» Work instructions
The lines from the top of the material below through the line containing "plt.rcParams['font.family'] = ['Liberation" are to be printed exactly, with pictures omitted.

» Input records
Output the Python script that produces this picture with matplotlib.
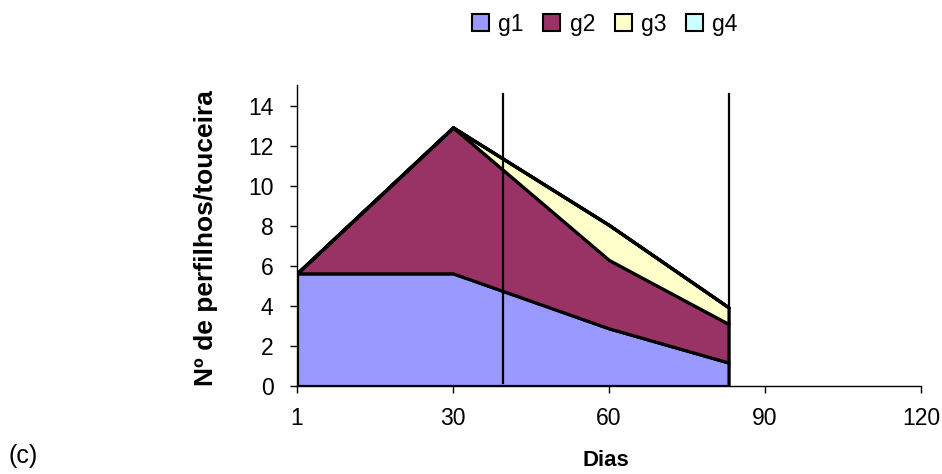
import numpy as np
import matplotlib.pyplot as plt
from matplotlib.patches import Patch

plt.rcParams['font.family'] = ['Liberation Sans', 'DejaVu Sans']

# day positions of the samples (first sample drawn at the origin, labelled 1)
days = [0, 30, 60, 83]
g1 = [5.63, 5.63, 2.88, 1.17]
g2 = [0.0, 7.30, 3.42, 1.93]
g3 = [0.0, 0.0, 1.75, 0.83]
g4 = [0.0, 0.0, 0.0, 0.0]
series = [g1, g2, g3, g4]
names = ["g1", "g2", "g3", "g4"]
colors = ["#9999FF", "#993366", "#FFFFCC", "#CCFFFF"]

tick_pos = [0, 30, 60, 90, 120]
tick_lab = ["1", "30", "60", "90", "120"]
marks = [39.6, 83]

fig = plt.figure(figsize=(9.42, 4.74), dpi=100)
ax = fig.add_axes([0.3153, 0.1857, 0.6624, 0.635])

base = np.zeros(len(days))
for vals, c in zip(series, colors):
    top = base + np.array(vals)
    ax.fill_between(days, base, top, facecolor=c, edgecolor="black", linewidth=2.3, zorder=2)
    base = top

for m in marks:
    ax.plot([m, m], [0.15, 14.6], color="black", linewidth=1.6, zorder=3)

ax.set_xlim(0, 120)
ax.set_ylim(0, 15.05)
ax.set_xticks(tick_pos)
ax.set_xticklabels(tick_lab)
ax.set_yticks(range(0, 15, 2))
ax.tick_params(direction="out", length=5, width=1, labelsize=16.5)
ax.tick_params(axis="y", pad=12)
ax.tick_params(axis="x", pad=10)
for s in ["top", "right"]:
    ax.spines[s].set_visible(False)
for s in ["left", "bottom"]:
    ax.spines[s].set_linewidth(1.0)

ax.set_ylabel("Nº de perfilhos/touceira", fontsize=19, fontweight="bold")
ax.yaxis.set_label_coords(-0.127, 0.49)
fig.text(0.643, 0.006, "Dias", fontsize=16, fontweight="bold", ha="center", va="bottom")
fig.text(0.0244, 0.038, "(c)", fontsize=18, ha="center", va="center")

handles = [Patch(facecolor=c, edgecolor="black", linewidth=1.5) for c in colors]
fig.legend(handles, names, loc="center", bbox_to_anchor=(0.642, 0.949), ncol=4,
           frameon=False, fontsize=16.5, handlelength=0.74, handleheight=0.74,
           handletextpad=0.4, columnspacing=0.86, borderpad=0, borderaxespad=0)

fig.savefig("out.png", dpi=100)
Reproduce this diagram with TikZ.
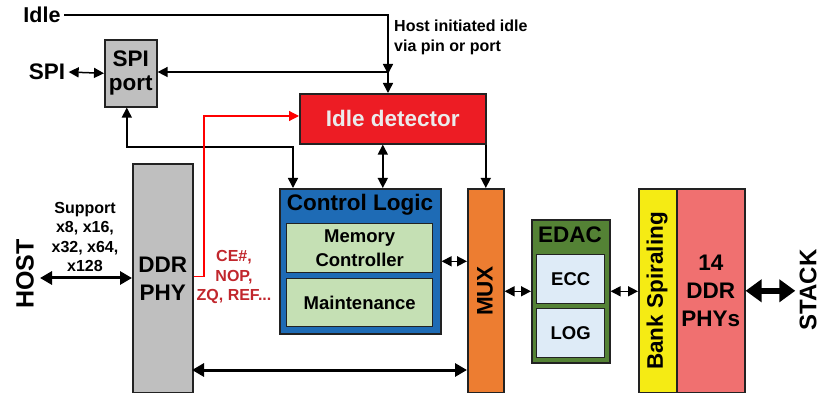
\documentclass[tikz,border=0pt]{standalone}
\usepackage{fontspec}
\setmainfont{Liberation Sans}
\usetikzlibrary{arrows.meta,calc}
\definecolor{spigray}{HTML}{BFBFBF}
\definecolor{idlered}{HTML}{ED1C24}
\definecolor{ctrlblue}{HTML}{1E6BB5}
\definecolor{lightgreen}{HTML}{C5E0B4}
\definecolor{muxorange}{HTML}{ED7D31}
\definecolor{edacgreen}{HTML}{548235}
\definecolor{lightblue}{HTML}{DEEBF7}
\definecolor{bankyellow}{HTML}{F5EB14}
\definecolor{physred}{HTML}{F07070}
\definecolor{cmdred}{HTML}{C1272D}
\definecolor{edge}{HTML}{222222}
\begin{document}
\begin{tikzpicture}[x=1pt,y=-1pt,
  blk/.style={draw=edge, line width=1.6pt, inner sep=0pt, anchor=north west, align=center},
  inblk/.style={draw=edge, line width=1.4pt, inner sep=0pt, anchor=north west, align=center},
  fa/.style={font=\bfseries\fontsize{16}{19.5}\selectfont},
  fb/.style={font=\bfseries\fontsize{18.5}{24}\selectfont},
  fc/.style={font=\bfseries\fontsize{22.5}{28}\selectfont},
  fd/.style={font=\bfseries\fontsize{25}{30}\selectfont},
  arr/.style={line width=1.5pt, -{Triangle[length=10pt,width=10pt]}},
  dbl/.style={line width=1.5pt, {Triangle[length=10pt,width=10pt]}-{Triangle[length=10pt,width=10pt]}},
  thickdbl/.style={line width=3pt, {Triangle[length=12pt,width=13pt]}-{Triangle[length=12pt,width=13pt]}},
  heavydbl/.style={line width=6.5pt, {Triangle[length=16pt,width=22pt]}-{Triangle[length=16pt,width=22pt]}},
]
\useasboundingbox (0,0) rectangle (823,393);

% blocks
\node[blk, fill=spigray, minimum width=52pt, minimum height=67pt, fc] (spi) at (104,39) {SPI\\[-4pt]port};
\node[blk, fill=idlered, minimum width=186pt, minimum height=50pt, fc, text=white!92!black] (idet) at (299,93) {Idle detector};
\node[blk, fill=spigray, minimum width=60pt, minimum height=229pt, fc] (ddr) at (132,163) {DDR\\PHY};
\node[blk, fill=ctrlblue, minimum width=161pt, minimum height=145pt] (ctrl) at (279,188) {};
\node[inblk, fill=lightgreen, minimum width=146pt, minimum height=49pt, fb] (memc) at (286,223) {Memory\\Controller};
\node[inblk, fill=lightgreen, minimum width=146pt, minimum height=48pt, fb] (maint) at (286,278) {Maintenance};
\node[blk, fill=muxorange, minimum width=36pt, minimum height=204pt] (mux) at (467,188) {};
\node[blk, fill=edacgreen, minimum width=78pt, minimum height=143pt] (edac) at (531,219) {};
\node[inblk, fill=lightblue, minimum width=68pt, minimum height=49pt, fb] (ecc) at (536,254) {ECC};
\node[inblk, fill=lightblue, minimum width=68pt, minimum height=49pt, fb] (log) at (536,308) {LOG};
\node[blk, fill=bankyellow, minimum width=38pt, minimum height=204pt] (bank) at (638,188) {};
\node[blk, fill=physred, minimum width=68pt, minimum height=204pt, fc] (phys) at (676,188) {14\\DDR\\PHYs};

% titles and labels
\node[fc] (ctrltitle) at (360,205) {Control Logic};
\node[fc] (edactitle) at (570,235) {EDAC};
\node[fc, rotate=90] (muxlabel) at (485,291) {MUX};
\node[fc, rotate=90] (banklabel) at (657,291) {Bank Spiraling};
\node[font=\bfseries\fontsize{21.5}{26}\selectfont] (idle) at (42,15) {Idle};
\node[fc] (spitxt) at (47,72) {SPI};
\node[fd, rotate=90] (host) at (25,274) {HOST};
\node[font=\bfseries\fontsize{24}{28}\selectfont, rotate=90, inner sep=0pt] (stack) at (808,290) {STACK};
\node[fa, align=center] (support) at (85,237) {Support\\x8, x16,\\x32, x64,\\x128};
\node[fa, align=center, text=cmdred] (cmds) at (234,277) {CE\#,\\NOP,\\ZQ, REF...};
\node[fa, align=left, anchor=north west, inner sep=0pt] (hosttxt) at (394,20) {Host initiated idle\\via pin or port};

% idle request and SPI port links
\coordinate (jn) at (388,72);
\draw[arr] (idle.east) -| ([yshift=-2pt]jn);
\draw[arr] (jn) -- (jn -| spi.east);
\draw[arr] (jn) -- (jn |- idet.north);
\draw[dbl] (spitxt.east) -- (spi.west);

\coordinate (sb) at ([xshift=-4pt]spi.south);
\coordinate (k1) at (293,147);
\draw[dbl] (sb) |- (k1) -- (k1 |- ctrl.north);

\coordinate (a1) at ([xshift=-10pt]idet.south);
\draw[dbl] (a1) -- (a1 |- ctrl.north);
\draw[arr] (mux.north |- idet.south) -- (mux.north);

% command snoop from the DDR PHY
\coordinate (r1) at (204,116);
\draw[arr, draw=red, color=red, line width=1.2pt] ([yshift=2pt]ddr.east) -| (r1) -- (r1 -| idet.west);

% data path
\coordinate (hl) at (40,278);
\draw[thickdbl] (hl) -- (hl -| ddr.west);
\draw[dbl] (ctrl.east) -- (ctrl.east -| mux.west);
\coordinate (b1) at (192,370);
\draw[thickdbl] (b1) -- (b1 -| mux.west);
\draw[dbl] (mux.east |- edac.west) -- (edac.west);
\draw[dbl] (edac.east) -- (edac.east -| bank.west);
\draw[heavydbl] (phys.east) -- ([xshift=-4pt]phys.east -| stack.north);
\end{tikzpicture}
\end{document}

» Answer for this exercise
Output the Python script that produces this picture with matplotlib.
import numpy as np
import matplotlib.pyplot as plt
from matplotlib.patches import Patch

plt.rcParams['font.family'] = ['Liberation Sans', 'DejaVu Sans']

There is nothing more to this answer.